I don't go out of my way to watch bad movies. I used to. I mean, like every teenage boys I once wanted to watch every B movie ever made, but I eventually found out it was a futile exercise once clichés started repeating themselves and the movies started sounding like bad spinoffs of one another. I guess this is why it took me 12 years to finally sit down in front of THE ROOM. You know what they say though: idle hands are the devil's playground, so all it took was a night off and a conversation with Film Colossus' Chris Lambert to set me off. Bad movies often blur together, but when you're watching something special, something transcendent, there's nothing quite like it. In fact, I'm pretty sure there will nothing quite like THE ROOM for the next hundred years.
Johnny (Tommy Wiseau) is the world's nicest investment banker. He lives a happy, uncomplicated life in San Francisco with his girlfriend Lisa (Juliette Danielle) and his friends. The only problem in his seemingly perfect existence is that Lisa's secretly a bipolar basket case who grew bored of their lengthy and passionate lovemaking sessions, and that she's not banging her friend Mark (Greg Sestero) because she can (and inexplicably develops feeling for him about halfway through). Johnny and Lisa are supposed to get married the following month, but Lisa's growing restlessness about their relationship is about to cost them everything. By that, I mean more than their relationship or their belief in love. The space-time continuity of their universe, for starters.
I don't ever know where to start. It would be foolish to judge THE ROOM by the same standards used to judge normal movies, because it's not a movie you're supposed to watch for the same reasons. Take my favourite character in THE ROOM, for example. He's a pre-adolescent boy named Denny (Philip Haldiman) and he has no business being a character in this movie, except to make protagonist Johnny look good. He has zero useful scenes in the storyline, yet somehow it's hilarious. Denny doesn't feel like a real person at any moment. Even when he's on screen, he comes off as something too pure, too neat. The ideal son Johnny didn't have yet.
In one of my favorite scenes, Denny's threatened by a thug with a firearm about an obscure drug debt, only to be rescued by Johnny and Mark. Not only Denny's drug habit is never discussed past this scene, but Denny himself disappears for a long stretch of the movie afterwards. That scene's a clumsy and insecure attempt to create a capital of sympathy for Johnny, so that viewers can identify him as a pure soul. In the inner logic of THE ROOM, that scene works beautifully, because not only it serves as an interlude for the silly romantic drama, but the confusing manner it is brought up makes it feel like Johnny's just inventing a story about how much of a white knight he is and Johnny's not even supposed to be the narrator here.
Sure, Tommy Wiseau. Denny looks like the type of kid who could've contracted a sizeable drug debt. He doesn't look too young or too neat at all for that.
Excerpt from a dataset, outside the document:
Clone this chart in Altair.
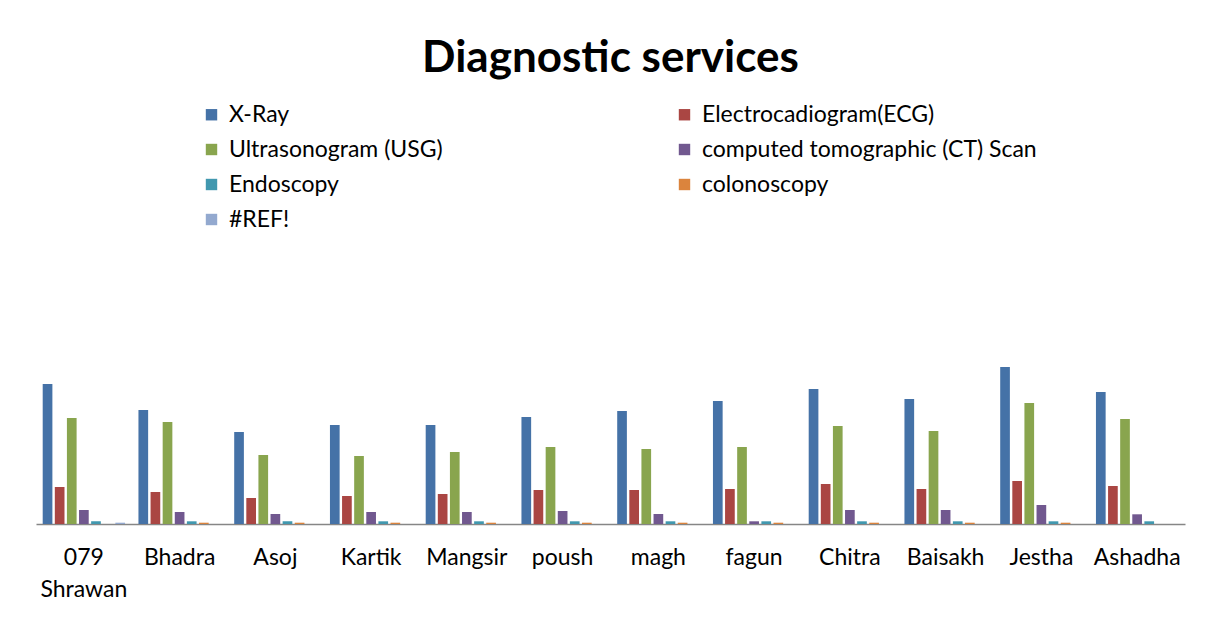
import altair as alt
import pandas as pd

months = ["079 Shrawan", "Bhadra", "Asoj", "Kartik", "Mangsir", "poush",
          "magh", "fagun", "Chitra", "Baisakh", "Jestha", "Ashadha"]
series = ["X-Ray", "Electrocadiogram(ECG)", "Ultrasonogram (USG)",
          "computed tomographic (CT) Scan", "Endoscopy", "colonoscopy", "#REF!"]
colors = ["#4572A7", "#AA4643", "#89A54E", "#71588F", "#4198AF", "#DB843D", "#93A9CF"]

xray = [1400, 1140, 920, 990, 990, 1070, 1130, 1230, 1350, 1250, 1570, 1320]
ecg = [370, 320, 260, 280, 300, 340, 340, 350, 400, 350, 430, 380]
usg = [1060, 1020, 690, 680, 720, 770, 750, 770, 980, 930, 1210, 1050]
ct = [140, 120, 100, 120, 120, 130, 100, 27, 140, 140, 190, 97]
endo = [27, 27, 27, 27, 27, 27, 27, 27, 27, 27, 27, 27]
colono = [0, 13, 13, 13, 13, 13, 13, 13, 13, 13, 13, 0]
ref = [13, 0, 0, 0, 0, 0, 0, 0, 0, 0, 0, 0]

values = [xray, ecg, usg, ct, endo, colono, ref]
rows = []
for s, vals in zip(series, values):
    for m, v in zip(months, vals):
        rows.append({"month": m, "service": s, "count": v})
df = pd.DataFrame(rows)

# legend fills column by column: order the colour domain so it reads row by row
legend_idx = [0, 2, 4, 6, 1, 3, 5]
legend_domain = [series[i] for i in legend_idx]
legend_range = [colors[i] for i in legend_idx]

FONT = "Lato"

chart = alt.Chart(df).mark_bar().encode(
    x=alt.X("month:N", sort=months,
            scale=alt.Scale(paddingInner=0.14, paddingOuter=0.07),
            axis=alt.Axis(title=None, ticks=False, labelAngle=0,
                          domainColor="#868686", domainWidth=1.5,
                          labelFont=FONT, labelFontSize=23, labelColor="black",
                          labelPadding=22, labelLineHeight=32,
                          labelExpr="datum.value == '079 Shrawan' ? ['079', 'Shrawan'] : datum.value")),
    xOffset=alt.XOffset("service:N", sort=series, scale=alt.Scale(paddingInner=0.2)),
    y=alt.Y("count:Q", scale=alt.Scale(domain=[0, 4290], nice=False), axis=None),
    color=alt.Color("service:N",
                    scale=alt.Scale(domain=legend_domain, range=legend_range),
                    legend=alt.Legend(title=None, orient="none", legendX=164, legendY=8,
                                      columns=2, symbolType="square", symbolSize=130,
                                      symbolStrokeWidth=0, labelFont=FONT, labelFontSize=23,
                                      labelColor="black", labelLimit=600, rowPadding=11,
                                      columnPadding=230, labelOffset=6, padding=0)),
).properties(
    width=1149, height=429,
    title=alt.Title("Diagnostic services", font=FONT, fontSize=44, fontWeight="bold",
                    color="black", anchor="middle", offset=14),
    autosize=alt.AutoSizeParams(type="none"),
    padding={"left": 28, "top": 87, "right": 21, "bottom": 80},
).configure_view(stroke=None)

chart.save("out.html", embed_options={"renderer": "svg", "actions": False})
My other favorite aspect of THE ROOM is the long, winded and hilarious sex scenes. They never seem to end and both men bedding Lisa each have their respective theme song, like pro wrestlers. I think Lisa get nailed like, four times in a 100 minutes movie. Tommy Wiseau takes a considerable chunk of his movie to makes Lisa come off as a soulless whore, but every sex scene is sultry, steaming, shot in Johnny's ridiculous, Harlequin fantasy of a bedroom with booming R&B music in the background. The conflicting desires of Tommy Wiseau as a director, a storyteller and a narrator are never clearer and more entertaining than in the multiple and awkwardly long sex scenes of THE ROOM. Wiseau's efforts to steer the viewers towards his conclusions are a telltale sign of a storyteller not having any faith in his narrative voice, but his conclusions change so much over the movie, it's such a sport to keep up with them that it works.
I wouldn't say THE ROOM is a bad movie. That's right, please keep reading if you want to understand that statement. Bad movies are generic, arrogant and derivative. THE ROOM is what would happen if we let an insane person direct a movie. It's a daytime soap opera seen through the eyes of an unmedicated bipolar paranoid asshole. Seeing it for the first time is also a controlled experience in suffering some kind of psychological disorder. There will never be another movie like THE ROOM unless is falls in cinema oblivion, which is less and less probable given the internet and the respect it gained as a cult movie over the last decade. Any attempt to create something similar, even from Tommy Wiseau, would come off as obvious and manipulative. It's an earnest irregularity in our space-time continuum. I'm sure a parallel dimension collapsed when it premiered. THE ROOM is the little movie that should have never been, but we should be glad that we have it.